A Yemeni military source, speaking on condition of anonymity, told Arabic-language al-Masirah television network that the short-range Badr-1 missiles struck an oil refinery of the Saudi Arabian national petroleum and natural gas company, Aramco, as well as petrochemical plants at Jazan Economic City, located 967 kilometers southwest of the capital Riyadh, with great precision, on Tuesday evening.
The report added that the sound of massive explosions could be heard in different parts of Jizan city.
Earlier in the day, Yemeni troopers and their allies destroyed an armored vehicle belonging to Saudi-sponsored militiamen loyal to former President Abd Rabbuh Mansur Hadi north of al-Durayhimi district in the country’s strategic western province of Hudaydah, when they fired a missile at the car.
Scores of Saudi mercenaries were killed and injured in the attack.
Separately, Yemeni soldiers and Popular Committees fighters detonated an improvised explosive device close to al-Tawal border crossing, which links Yemen’s northwestern province of Hajjah to Saudi Arabia’s Jizan region, killing and injuring several Saudi-backed militiamen.
Moreover, an unnamed Yemeni military official said sharpshooters have fatally shot five Saudi troopers as well as ten Saudi mercenaries in various military camps across Jizan over the past few days.

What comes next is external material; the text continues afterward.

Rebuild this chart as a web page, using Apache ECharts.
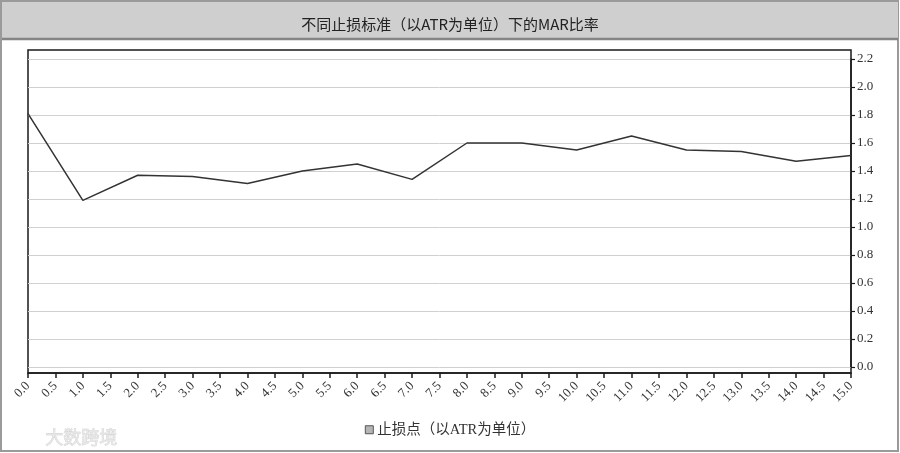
<!DOCTYPE html>
<html>
<head>
<meta charset="utf-8">
<script src="https://cdn.jsdelivr.net/npm/echarts@6/dist/echarts.min.js"></script>
<style>
html,body{margin:0;padding:0;background:#fff;}
#chart{width:900px;height:453px;}
</style>
</head>
<body>
<div id="chart"></div>
<script>
// Stop distance in ATR units (x) and MAR ratio (y)
const stopAtr = [0, 1, 2, 3, 4, 5, 6, 7, 8, 9, 10, 11, 12, 13, 14, 15];
const marRatio = [1.81, 1.19, 1.37, 1.36, 1.31, 1.40, 1.45, 1.34, 1.60, 1.60, 1.55, 1.65, 1.55, 1.54, 1.47, 1.51];
const titleText = '不同止损标准（以ATR为单位）下的MAR比率';
const seriesName = '止损点（以ATR为单位）';
const watermark = '大数跨境';

const chart = echarts.init(document.getElementById('chart'));
const serif = '"Liberation Serif", "Noto Sans CJK SC", serif';

chart.setOption({
  backgroundColor: '#fff',
  animation: false,
  graphic: [
    { type: 'rect', z: -10, shape: { x: 1, y: 1, width: 897, height: 450 },
      style: { fill: '#fff', stroke: '#9a9a9a', lineWidth: 2 } },
    { type: 'rect', z: -9, shape: { x: 2, y: 2, width: 896, height: 36 },
      style: { fill: '#cfcfcf' } },
    { type: 'line', z: -8, shape: { x1: 2, y1: 39, x2: 898, y2: 39 },
      style: { stroke: '#858585', lineWidth: 2.5 } },
    { type: 'text', left: 45, top: 428, z: -5,
      style: { text: watermark, fill: '#e6e6e6', font: '18px "Noto Sans CJK SC"', stroke: '#cccccc', lineWidth: 0.6 } }
  ],
  title: {
    text: titleText,
    left: 'center',
    top: 12,
    textStyle: { fontFamily: '"Noto Sans CJK SC", sans-serif', fontSize: 15, fontWeight: 'normal', color: '#222' }
  },
  legend: {
    bottom: 11,
    left: 'center',
    itemWidth: 8,
    itemHeight: 8,
    itemGap: 4,
    data: [{ name: seriesName, icon: 'rect',
      itemStyle: { color: '#b5b5b5', borderColor: '#555', borderWidth: 1 } }],
    textStyle: { fontFamily: serif, fontSize: 14.5, color: '#333', padding: [0, 0, 0, -1] }
  },
  grid: [
    { left: 28, right: 49, top: 59, bottom: 86 },
    { left: 28, right: 49, top: 50, bottom: 80, show: true, borderColor: '#1a1a1a', borderWidth: 1.5, backgroundColor: 'transparent' }
  ],
  xAxis: [
    {
      type: 'value', gridIndex: 0, min: 0, max: 15, interval: 0.5,
      offset: 6,
      axisLine: { show: true, onZero: false, lineStyle: { color: '#1a1a1a', width: 1.5 } },
      axisTick: { show: true, length: 5, lineStyle: { color: '#1a1a1a', width: 1.5 } },
      splitLine: { show: false },
      axisLabel: { rotate: 45, margin: 11, fontFamily: serif, fontSize: 13, color: '#333',
        formatter: v => v.toFixed(1) }
    },
    { type: 'value', gridIndex: 1, min: 0, max: 1, show: false }
  ],
  yAxis: [
    {
      type: 'value', gridIndex: 0, position: 'right', min: 0, max: 2.2, interval: 0.2,
      axisLine: { show: true, onZero: false, lineStyle: { color: '#1a1a1a', width: 1.5 } },
      axisTick: { show: true, length: 4, lineStyle: { color: '#1a1a1a', width: 1.2 } },
      splitLine: { show: true, lineStyle: { color: '#d0d0d0', width: 1 } },
      axisLabel: { margin: 6, fontFamily: serif, fontSize: 13, color: '#333',
        formatter: v => v.toFixed(1) }
    },
    { type: 'value', gridIndex: 1, min: 0, max: 1, show: false }
  ],
  series: [{
    name: seriesName,
    type: 'line',
    xAxisIndex: 0, yAxisIndex: 0,
    data: stopAtr.map((x, i) => [x, marRatio[i]]),
    symbol: 'none',
    lineStyle: { color: '#333', width: 1.5 },
    itemStyle: { color: '#333' }
  }]
});
</script>
</body>
</html>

Saudi Arabia and a number of its regional allies launched a devastating military campaign against Yemen in March 2015, with the aim of bringing the government of Hadi back to power and crushing the country’s Houthi Ansarullah movement.
Some 15,000 Yemenis have been killed and thousands more injured since the onset of the Saudi-led aggression.
More than 2,200 others have died of cholera, and the crisis has triggered what the United Nations has described as the world's worst humanitarian disaster.